— STATED TASK —
Both the line containing "Rebuild this chart" and the line containing "fig = go.Figure()" are part of the range to copy, along with every line between them. Copy it exactly and leave out the pictures.

— SUPPLIED RECORDS —

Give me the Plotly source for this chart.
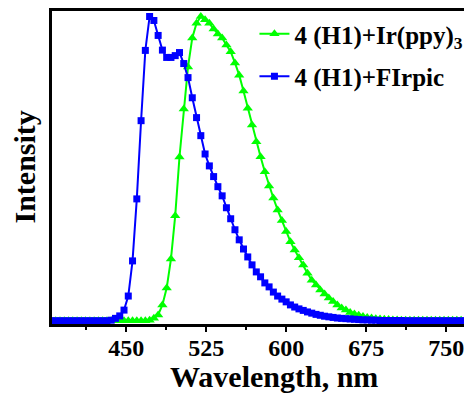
==
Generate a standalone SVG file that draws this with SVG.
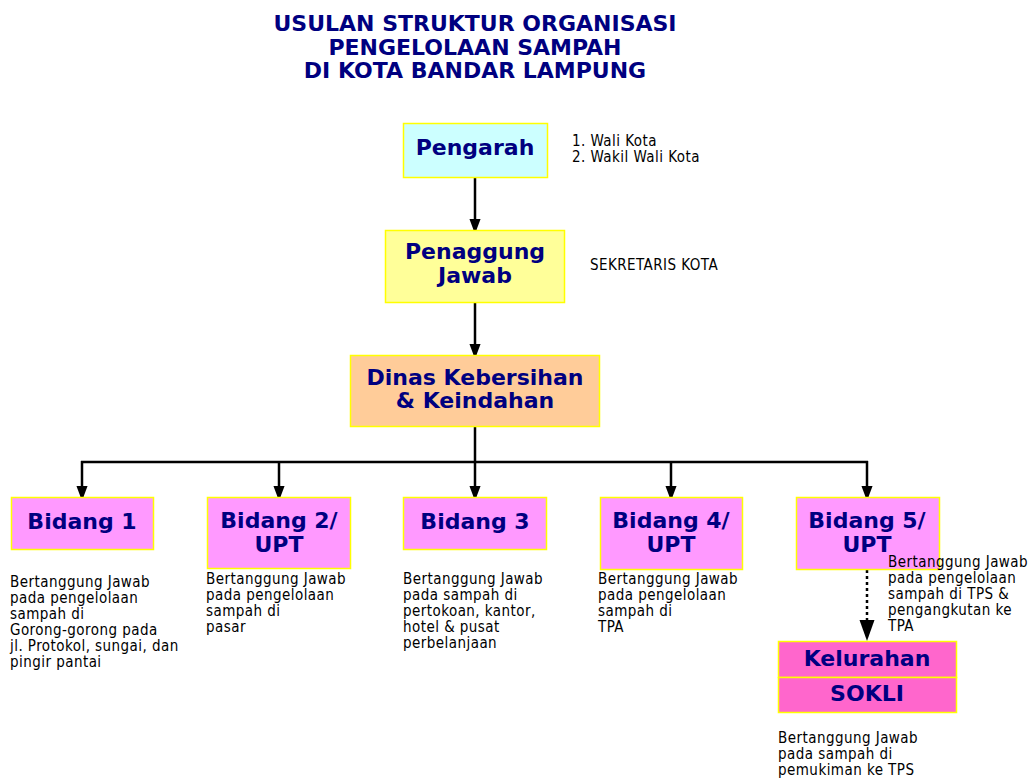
--
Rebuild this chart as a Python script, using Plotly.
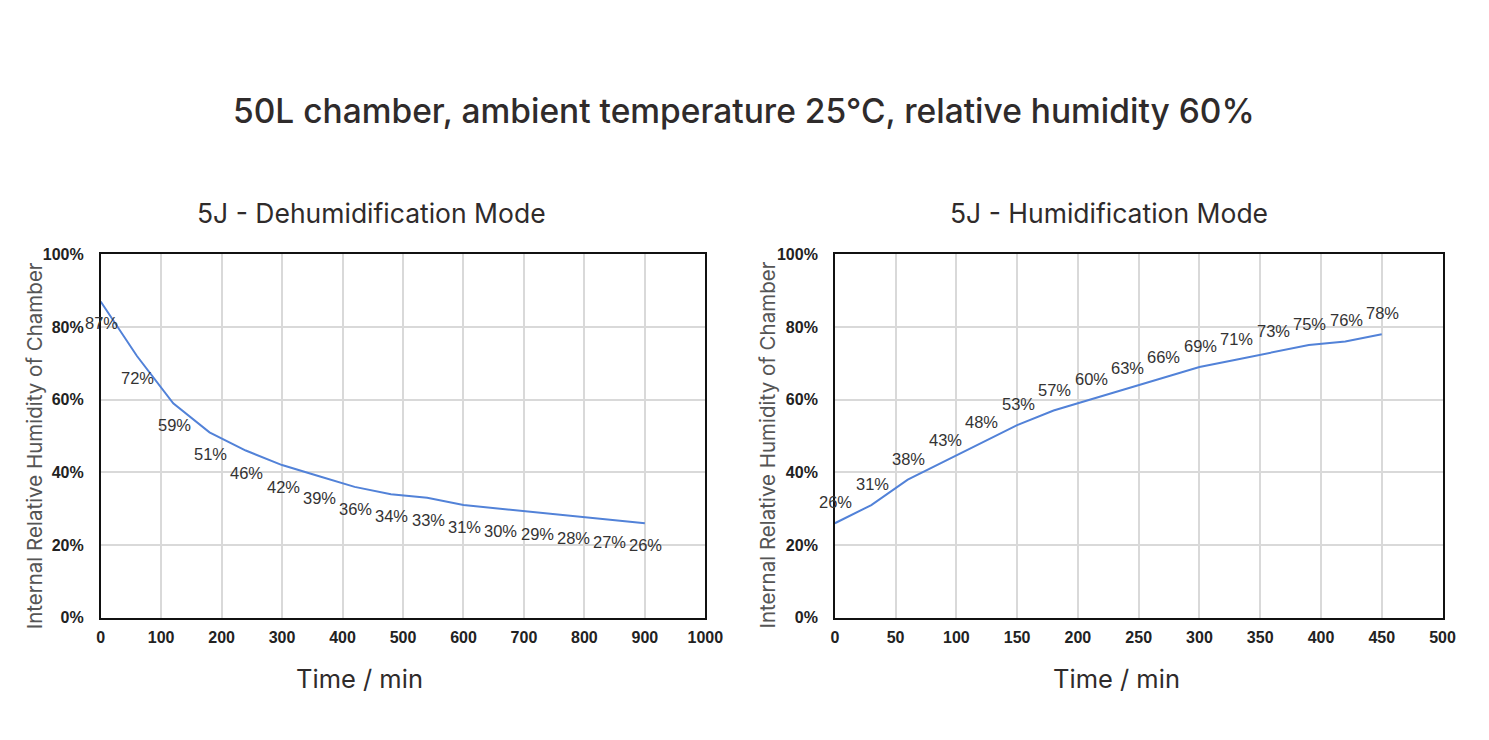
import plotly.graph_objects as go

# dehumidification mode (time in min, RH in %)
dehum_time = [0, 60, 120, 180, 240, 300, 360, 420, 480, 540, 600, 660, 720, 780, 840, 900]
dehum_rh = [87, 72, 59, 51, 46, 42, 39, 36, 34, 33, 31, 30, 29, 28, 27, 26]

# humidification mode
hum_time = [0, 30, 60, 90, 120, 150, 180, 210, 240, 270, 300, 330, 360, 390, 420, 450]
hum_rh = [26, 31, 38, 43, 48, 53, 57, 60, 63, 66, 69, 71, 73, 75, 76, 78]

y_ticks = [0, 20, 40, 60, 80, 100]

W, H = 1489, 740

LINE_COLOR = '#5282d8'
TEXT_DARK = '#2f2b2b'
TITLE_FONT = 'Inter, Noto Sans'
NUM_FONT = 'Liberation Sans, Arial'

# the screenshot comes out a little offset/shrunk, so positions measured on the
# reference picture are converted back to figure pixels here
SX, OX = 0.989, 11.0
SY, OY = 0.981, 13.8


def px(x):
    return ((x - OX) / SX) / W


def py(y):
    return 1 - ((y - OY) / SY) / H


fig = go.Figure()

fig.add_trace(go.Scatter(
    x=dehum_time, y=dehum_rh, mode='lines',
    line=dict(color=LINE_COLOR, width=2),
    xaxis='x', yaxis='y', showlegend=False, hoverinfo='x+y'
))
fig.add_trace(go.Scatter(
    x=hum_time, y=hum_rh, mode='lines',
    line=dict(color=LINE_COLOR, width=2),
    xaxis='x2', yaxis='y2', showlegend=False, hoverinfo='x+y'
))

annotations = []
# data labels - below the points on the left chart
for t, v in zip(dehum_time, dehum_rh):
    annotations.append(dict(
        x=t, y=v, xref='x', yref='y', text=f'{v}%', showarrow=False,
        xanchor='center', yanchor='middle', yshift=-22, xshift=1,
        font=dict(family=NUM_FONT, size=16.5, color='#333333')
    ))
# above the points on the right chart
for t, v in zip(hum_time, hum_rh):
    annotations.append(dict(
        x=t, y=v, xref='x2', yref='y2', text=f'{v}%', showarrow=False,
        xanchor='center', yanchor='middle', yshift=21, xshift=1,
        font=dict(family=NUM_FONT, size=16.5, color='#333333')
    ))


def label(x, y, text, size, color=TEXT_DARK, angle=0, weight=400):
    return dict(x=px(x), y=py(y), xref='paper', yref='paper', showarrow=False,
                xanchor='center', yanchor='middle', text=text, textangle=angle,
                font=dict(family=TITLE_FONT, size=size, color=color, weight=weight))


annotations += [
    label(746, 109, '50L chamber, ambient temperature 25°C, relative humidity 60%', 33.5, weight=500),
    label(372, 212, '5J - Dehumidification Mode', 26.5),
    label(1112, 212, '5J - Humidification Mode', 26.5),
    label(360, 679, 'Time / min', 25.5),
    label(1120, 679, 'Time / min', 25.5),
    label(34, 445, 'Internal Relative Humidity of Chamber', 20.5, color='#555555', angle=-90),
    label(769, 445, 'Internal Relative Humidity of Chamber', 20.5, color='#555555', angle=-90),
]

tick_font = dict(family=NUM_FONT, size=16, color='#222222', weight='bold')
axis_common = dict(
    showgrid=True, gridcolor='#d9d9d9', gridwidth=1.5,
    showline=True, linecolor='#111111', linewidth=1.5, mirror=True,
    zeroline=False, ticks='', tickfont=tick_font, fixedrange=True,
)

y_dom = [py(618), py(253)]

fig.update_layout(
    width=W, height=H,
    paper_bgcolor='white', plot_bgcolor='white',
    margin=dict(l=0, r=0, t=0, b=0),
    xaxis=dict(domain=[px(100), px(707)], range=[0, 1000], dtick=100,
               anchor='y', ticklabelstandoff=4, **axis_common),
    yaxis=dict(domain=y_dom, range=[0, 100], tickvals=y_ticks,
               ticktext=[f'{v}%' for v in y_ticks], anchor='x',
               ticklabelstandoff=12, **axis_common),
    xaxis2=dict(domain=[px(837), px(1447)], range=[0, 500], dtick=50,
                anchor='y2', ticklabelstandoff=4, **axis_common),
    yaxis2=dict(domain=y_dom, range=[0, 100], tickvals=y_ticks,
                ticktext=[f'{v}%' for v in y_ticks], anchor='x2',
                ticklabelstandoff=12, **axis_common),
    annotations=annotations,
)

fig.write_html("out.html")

— RESPONSE TO THE EXERCISE —
Rebuild this chart as a Python script, using Plotly.
import plotly.graph_objects as go

# dehumidification mode (time in min, RH in %)
dehum_time = [0, 60, 120, 180, 240, 300, 360, 420, 480, 540, 600, 660, 720, 780, 840, 900]
dehum_rh = [87, 72, 59, 51, 46, 42, 39, 36, 34, 33, 31, 30, 29, 28, 27, 26]

# humidification mode
hum_time = [0, 30, 60, 90, 120, 150, 180, 210, 240, 270, 300, 330, 360, 390, 420, 450]
hum_rh = [26, 31, 38, 43, 48, 53, 57, 60, 63, 66, 69, 71, 73, 75, 76, 78]

y_ticks = [0, 20, 40, 60, 80, 100]

W, H = 1489, 740

LINE_COLOR = '#5282d8'
TEXT_DARK = '#2f2b2b'
TITLE_FONT = 'Inter, Noto Sans'
NUM_FONT = 'Liberation Sans, Arial'

# the screenshot comes out a little offset/shrunk, so positions measured on the
# reference picture are converted back to figure pixels here
SX, OX = 0.989, 11.0
SY, OY = 0.981, 13.8


def px(x):
    return ((x - OX) / SX) / W


def py(y):
    return 1 - ((y - OY) / SY) / H


fig = go.Figure()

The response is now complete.